Summing two MPOs calls an eigensolver ?

I have noticed that when I add two MPO’s together, the itensor’s ‘+’ operator end up calling lapack syevr.
This happens even when I set a common bound dimension by using truncate before summing the MPOs. Why does summing requires ED ? I would have expected that summing two MPO’s with the same bond dimension only requires to sum the entries together.

This is critical and surprising because my lanczos code ends up spending most of its time doing trivial steps in lapack syevr instead of doing tensor contractions.

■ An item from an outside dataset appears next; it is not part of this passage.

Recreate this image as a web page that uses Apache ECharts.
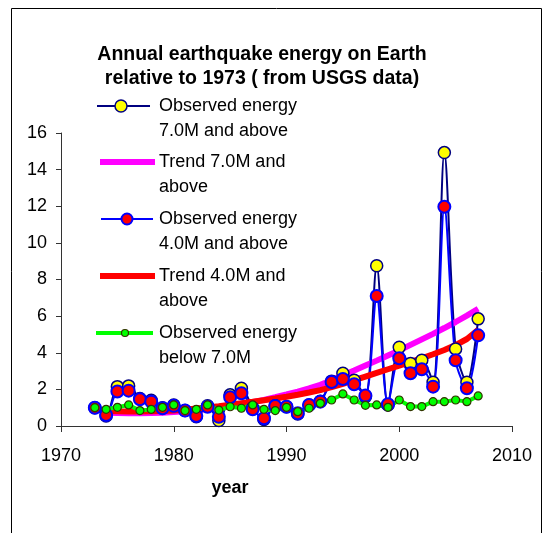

Is there a more efficient way to sum two MPOs with the same bond dimension ?

Hi Nichola,
It’s a good question. While it may seem that adding MPO’s would be done by adding the elements of the tensors, that’s actually not the correct mathematical procedure and the correct one is more interesting. The actual procedure is to sum MPO’s A + B, one creates a new MPO C which is block diagonal with the blocks consisting of the tensors of A and B:

So you can see if the bond dimension or rank of the MPO’s is \chi_A and \chi_B, then the bond dimension of C can be as large as \chi_C = \chi_A + \chi_B. But in many cases the bond dimension is less than this, and can even be as small as \chi_C depending on the details of the MPO’s one is summing. To find out the actual bond dimension of C, one has to diagonalize the C tensors and truncate these diagonalizations to the desired accuracy of the sum.

So that is why you see something like syevr running. We aren’t performing “ED” per ses, which is more of a physics term for finding a few dominant eigenvectors very large matrices using techniques like Lanczos. But we are just diagonalizing certain intermediate matrices appearing in a procedure like that sketched above.